Quantitating T cell cross-reactivity for unrelated peptide antigens.
Ishizuka J., Grebe K., Shenderov E., Peters B., Chen Q., Peng Y., Wang L., Dong T., Pasquetto V., Oseroff C., Sidney J., Hickman H., Cerundolo V., Sette A., Bennink JR., McMichael A., Yewdell JW.
Quantitating the frequency of T cell cross-reactivity to unrelated peptides is essential to understanding T cell responses in infectious and autoimmune diseases. Here we used 15 mouse or human CD8+ T cell clones (11 antiviral, 4 anti-self) in conjunction with a large library of defined synthetic peptides to examine nearly 30,000 TCR-peptide MHC class I interactions for cross-reactions. We identified a single cross-reaction consisting of an anti-self TCR recognizing a poxvirus peptide at relatively low sensitivity.
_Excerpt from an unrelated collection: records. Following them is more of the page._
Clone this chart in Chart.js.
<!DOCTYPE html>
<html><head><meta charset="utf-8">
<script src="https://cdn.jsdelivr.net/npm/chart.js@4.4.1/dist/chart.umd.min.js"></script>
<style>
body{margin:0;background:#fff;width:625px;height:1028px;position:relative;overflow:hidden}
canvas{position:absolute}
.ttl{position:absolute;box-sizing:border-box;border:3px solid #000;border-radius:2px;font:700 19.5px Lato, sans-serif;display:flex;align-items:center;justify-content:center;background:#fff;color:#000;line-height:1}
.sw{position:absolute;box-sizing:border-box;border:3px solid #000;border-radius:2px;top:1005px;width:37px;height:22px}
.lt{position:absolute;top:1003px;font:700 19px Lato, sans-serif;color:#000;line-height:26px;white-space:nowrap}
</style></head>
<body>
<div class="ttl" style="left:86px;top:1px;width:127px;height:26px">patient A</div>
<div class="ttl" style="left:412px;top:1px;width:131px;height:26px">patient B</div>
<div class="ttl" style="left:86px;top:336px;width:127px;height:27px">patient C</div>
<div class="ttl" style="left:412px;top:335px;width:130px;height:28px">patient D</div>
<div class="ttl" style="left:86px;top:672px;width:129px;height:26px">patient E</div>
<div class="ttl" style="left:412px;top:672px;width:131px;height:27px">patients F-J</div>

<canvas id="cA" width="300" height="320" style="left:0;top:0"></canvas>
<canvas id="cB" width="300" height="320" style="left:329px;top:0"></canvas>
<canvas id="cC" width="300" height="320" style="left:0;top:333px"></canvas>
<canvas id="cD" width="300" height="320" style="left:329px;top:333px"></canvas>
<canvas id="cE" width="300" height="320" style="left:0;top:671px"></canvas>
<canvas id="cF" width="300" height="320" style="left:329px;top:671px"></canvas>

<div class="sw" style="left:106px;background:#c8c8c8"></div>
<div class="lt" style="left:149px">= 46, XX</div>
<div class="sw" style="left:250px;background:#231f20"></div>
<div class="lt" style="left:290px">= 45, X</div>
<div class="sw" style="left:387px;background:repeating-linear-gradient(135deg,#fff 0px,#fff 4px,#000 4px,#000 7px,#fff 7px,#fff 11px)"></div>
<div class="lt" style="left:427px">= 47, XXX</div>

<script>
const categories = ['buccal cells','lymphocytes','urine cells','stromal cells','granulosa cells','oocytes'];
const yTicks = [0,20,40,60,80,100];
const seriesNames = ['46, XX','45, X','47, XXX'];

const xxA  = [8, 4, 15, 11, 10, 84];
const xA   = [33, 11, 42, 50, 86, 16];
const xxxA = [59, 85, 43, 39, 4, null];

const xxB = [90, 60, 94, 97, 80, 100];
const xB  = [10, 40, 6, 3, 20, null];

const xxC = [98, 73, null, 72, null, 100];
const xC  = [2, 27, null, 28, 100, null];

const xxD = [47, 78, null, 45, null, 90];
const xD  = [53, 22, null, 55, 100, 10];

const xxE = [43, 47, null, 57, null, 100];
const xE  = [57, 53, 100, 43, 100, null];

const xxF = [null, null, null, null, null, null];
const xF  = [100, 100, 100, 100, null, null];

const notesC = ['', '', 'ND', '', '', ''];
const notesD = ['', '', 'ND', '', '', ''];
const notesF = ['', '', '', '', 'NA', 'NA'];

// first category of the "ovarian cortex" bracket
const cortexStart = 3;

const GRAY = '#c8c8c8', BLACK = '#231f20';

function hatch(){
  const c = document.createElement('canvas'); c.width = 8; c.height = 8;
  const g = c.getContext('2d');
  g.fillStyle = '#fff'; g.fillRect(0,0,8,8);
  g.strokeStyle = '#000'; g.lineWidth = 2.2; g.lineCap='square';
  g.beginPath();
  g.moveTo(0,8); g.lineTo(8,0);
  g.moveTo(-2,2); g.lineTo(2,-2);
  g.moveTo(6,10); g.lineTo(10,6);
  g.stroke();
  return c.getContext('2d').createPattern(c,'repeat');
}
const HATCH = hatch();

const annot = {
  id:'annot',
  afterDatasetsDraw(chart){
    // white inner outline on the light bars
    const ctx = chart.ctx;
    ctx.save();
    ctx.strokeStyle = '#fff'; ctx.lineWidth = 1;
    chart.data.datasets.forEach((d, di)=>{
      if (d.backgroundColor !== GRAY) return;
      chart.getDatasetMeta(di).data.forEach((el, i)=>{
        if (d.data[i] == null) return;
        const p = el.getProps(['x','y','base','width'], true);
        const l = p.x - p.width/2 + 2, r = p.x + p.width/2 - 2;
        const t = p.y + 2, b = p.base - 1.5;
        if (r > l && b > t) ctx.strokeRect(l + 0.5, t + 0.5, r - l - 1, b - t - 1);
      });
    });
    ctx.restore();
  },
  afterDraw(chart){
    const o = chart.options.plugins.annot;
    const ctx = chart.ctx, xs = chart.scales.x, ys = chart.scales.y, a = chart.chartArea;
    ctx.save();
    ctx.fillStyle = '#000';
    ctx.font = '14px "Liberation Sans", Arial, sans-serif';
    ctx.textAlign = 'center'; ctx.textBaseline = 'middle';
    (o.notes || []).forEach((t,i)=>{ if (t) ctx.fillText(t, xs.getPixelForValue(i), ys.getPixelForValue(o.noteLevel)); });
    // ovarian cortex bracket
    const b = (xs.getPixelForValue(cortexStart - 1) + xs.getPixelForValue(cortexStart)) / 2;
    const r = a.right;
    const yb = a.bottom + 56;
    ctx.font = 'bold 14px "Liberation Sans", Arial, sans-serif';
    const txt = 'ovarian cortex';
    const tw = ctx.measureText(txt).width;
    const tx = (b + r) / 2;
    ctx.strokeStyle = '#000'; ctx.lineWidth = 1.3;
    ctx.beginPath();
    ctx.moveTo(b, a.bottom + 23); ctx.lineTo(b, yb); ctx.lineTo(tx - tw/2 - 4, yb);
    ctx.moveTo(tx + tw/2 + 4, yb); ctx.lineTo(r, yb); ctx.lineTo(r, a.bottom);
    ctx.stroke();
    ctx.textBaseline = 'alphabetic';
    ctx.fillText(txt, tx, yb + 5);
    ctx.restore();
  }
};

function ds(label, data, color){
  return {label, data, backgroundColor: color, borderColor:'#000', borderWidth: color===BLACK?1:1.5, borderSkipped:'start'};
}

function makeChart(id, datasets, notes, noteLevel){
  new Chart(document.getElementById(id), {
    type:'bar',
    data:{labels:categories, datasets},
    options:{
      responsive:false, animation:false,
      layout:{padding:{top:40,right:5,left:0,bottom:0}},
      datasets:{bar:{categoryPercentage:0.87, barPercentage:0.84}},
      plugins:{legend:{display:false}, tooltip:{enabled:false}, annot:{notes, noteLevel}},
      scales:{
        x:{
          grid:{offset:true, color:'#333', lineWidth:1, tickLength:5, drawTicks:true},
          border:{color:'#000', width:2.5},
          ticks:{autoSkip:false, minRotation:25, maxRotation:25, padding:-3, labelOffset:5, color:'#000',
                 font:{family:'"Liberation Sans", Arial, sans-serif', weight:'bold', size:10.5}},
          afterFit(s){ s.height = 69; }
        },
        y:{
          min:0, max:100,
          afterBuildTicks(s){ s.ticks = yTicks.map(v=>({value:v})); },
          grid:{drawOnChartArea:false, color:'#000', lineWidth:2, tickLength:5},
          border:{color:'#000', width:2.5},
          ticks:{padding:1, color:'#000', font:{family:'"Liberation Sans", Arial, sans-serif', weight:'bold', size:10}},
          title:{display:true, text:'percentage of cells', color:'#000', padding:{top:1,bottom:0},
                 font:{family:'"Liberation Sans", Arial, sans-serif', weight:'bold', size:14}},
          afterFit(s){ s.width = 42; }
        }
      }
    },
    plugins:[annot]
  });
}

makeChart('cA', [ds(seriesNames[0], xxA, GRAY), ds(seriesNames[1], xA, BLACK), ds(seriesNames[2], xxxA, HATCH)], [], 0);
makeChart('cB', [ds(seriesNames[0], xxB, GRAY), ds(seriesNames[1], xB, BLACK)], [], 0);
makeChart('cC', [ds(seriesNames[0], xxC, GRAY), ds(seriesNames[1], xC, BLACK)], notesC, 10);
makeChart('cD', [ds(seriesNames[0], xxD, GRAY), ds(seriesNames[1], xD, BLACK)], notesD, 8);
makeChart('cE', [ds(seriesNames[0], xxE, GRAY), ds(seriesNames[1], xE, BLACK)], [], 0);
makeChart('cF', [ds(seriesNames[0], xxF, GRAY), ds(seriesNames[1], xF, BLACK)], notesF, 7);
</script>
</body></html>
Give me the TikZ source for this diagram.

We failed to identify any cross-reactions between the synthetic peptides in the panel and polyclonal CD8+ T cells raised to viral or alloantigens. These findings provide the best estimate to date of the frequency of T cell cross-reactivity to unrelated peptides ( approximately 1/30,000), explaining why cross-reactions between unrelated pathogens are infrequently encountered and providing a critical parameter for understanding the scope of self-tolerance.